Yuqi Kang (born April 25, 1987, Mongolian Chinese: 康宇琪) is a Canadian filmmaker and producer. Her documentary debut, A Little Wisdom, premiered at the Busan International Film Festival in 2017, had its U.S. premiere at South by Southwest (SXSW), its European premiere at the Karlovy Vary International Film Festival, its Chinese premiere at the Shanghai International Film Festival, and its Canadian premiere at Hot Docs, where it won the Best Canadian Feature Documentary award in 2018. The film went on to win the Grand Jury Prize at DOC NYC, and was nominated for the 2018 Jean-Marc Vallée DGC Discovery Award and was later acquired for distribution by Amazon Prime Video.

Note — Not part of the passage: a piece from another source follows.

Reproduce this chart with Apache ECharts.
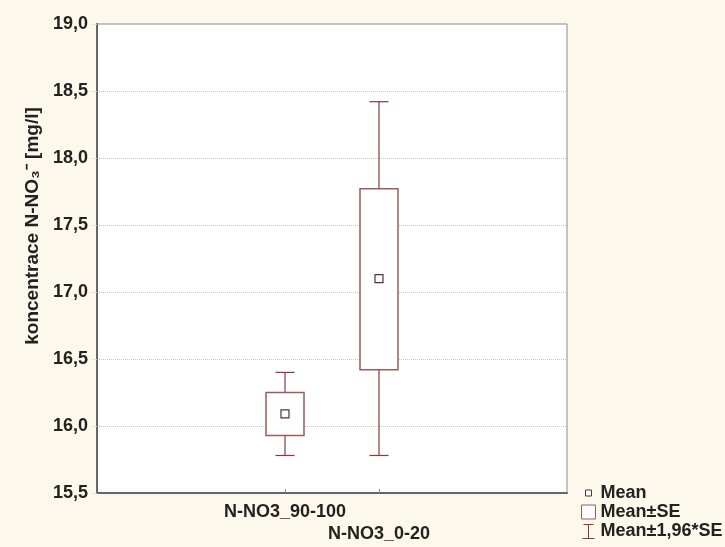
<!DOCTYPE html>
<html>
<head>
<meta charset="utf-8">
<script src="https://cdn.jsdelivr.net/npm/echarts@6/dist/echarts.min.js"></script>
<style>
  html, body { margin: 0; padding: 0; background: #fdf8ec; }
  #chart { width: 725px; height: 547px; }
</style>
</head>
<body>
<div id="chart"></div>
<script>
// Groups and their positions on the x scale
const categories = ['N-NO3_90-100', 'N-NO3_0-20'];
const positions = [2, 3];

// Mean, mean ± SE and mean ± 1,96*SE for each group [mg/l]
const means = [16.09, 17.10];
const seLower = [15.93, 16.42];
const seUpper = [16.25, 17.77];
const ciLower = [15.78, 15.78];
const ciUpper = [16.40, 18.42];

const legendNames = ['Mean', 'Mean±SE', 'Mean±1,96*SE'];

const FONT = 'Liberation Sans, Arial, sans-serif';
const LINE = '#8a3a3a';
const BOX = '#9c5c5c';

const whiskerData = positions.map((p, i) => [p, ciLower[i], ciUpper[i]]);
const boxData = positions.map((p, i) => [p, seLower[i], seUpper[i]]);
const meanData = positions.map((p, i) => [p, means[i]]);

// Category labels alternate between two rows; each row is its own x axis
function rowAxis(row, show) {
  const rowValues = positions.filter((p, i) => i % 2 === row);
  return {
    type: 'value', min: 0, max: 5, interval: 1, position: 'bottom',
    axisLine: { show: show, onZero: false, lineStyle: { color: '#666666', width: 2 } },
    axisTick: { show: show, inside: true, length: 4, customValues: positions,
      lineStyle: { color: '#888888' } },
    splitLine: { show: false },
    axisLabel: {
      customValues: rowValues,
      margin: 10 + row * 22,
      fontFamily: FONT, fontWeight: 'bold', fontSize: 18, color: '#222',
      formatter: v => categories[positions.indexOf(v)] || ''
    }
  };
}

const chart = echarts.init(document.getElementById('chart'));

chart.setOption({
  backgroundColor: '#fdf8ec',
  animation: false,
  grid: {
    left: 97, top: 24, width: 470, height: 469,
    show: true, backgroundColor: '#ffffff',
    borderColor: '#8c8c8c', borderWidth: 1
  },
  xAxis: [rowAxis(0, true), rowAxis(1, false)],
  yAxis: {
    type: 'value', min: 15.5, max: 19, interval: 0.5,
    axisLine: { show: true, lineStyle: { color: '#666666', width: 2 } },
    axisTick: { show: true, length: 6, lineStyle: { color: '#cccccc', type: 'dotted' } },
    splitLine: { show: true, lineStyle: { color: '#c4c4c4', type: 'dotted', width: 1 } },
    axisLabel: {
      margin: 9,
      fontFamily: FONT, fontWeight: 'bold', fontSize: 18, color: '#222',
      formatter: v => v.toFixed(1).replace('.', ',')
    }
  },
  legend: {
    orient: 'vertical', left: 575, top: 479,
    itemWidth: 14, itemHeight: 14, itemGap: 1,
    textStyle: { fontFamily: FONT, fontWeight: 'bold', fontSize: 18, lineHeight: 16, color: '#222' },
    data: [
      { name: legendNames[0], icon: 'path://M0,0M14,14M4,4L10,4L10,10L4,10Z',
        itemStyle: { color: '#ffffff', borderColor: '#5a3030', borderWidth: 1 } },
      { name: legendNames[1], icon: 'path://M0,0L14,0L14,14L0,14Z',
        itemStyle: { color: '#ffffff', borderColor: BOX, borderWidth: 1 } },
      { name: legendNames[2], icon: 'path://M2,0L12,0M7,0L7,14M1,14L13,14',
        itemStyle: { color: 'none', borderColor: LINE, borderWidth: 1 } }
    ]
  },
  series: [
    {
      name: legendNames[2],
      type: 'custom',
      data: whiskerData,
      renderItem: (params, api) => {
        const x = api.coord([api.value(0), api.value(1)])[0];
        const yLo = api.coord([api.value(0), api.value(1)])[1];
        const yHi = api.coord([api.value(0), api.value(2)])[1];
        const half = 9.5;
        const style = { stroke: LINE, lineWidth: 1.2, fill: null };
        return {
          type: 'group',
          children: [
            { type: 'line', shape: { x1: x, y1: yLo, x2: x, y2: yHi }, style },
            { type: 'line', shape: { x1: x - half, y1: yHi, x2: x + half, y2: yHi }, style },
            { type: 'line', shape: { x1: x - half, y1: yLo, x2: x + half, y2: yLo }, style }
          ]
        };
      },
      z: 2
    },
    {
      name: legendNames[1],
      type: 'custom',
      data: boxData,
      renderItem: (params, api) => {
        const x = api.coord([api.value(0), api.value(1)])[0];
        const yLo = api.coord([api.value(0), api.value(1)])[1];
        const yHi = api.coord([api.value(0), api.value(2)])[1];
        const half = 19;
        return {
          type: 'rect',
          shape: { x: x - half, y: yHi, width: half * 2, height: yLo - yHi },
          style: { fill: '#ffffff', stroke: BOX, lineWidth: 1.5 }
        };
      },
      z: 3
    },
    {
      name: legendNames[0],
      type: 'scatter',
      data: meanData,
      symbol: 'rect',
      symbolSize: 8,
      itemStyle: { color: '#ffffff', borderColor: '#5a3030', borderWidth: 1.2, opacity: 1 },
      z: 4
    }
  ],
  graphic: [
    {
      type: 'text',
      x: 33, y: 226,
      rotation: Math.PI / 2,
      style: {
        text: 'koncentrace N-NO₃⁻ [mg/l]',
        fontFamily: FONT, fontWeight: 'bold', fontSize: 19, fill: '#222',
        align: 'center', verticalAlign: 'middle'
      }
    }
  ]
});
</script>
</body>
</html>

Born in Hohhot, in the Inner Mongolia region of China, Kang is ethnically Mongolian. She was raised in Beijing before moving alone to Canada as a teenager. She studied fine arts AUArts, where she first practiced as a visual artist, before later earning an MFA in Social Documentary Film at the School of Visual Arts in New York City, where she studied on a scholarship and received the Paula Rhodes Memorial Award for Exceptional Achievement. She also completed the Directors' Lab at the Canadian Film Centre in Toronto, focusing on narrative filmmaking.

Her second feature documentary, 7 Beats per Minute, premiered in 2024 at South by Southwest (SXSW), and went on to screen at Hot Docs, the Warsaw International Film Festival, and the Hainan International Film Festival. The film was co-produced with Intuitive Pictures and the National Film Board of Canada (NFB). It won the Human Spirit Award at the Chagrin Documentary Film Festival, was nominated for the 2024 Jean-Marc Vallée DGC Discovery Award, and was theatrically released in Canada in 2025.

Fruit Is Ripe, her third feature documentary, commissioned by Telus Originals, is slated to premiere at the 2025 Calgary International Film Festival.

In 2019, Kang was named to DOC NYC’s ‘40 Under 40,’ a program recognizing emerging documentary filmmakers of distinction.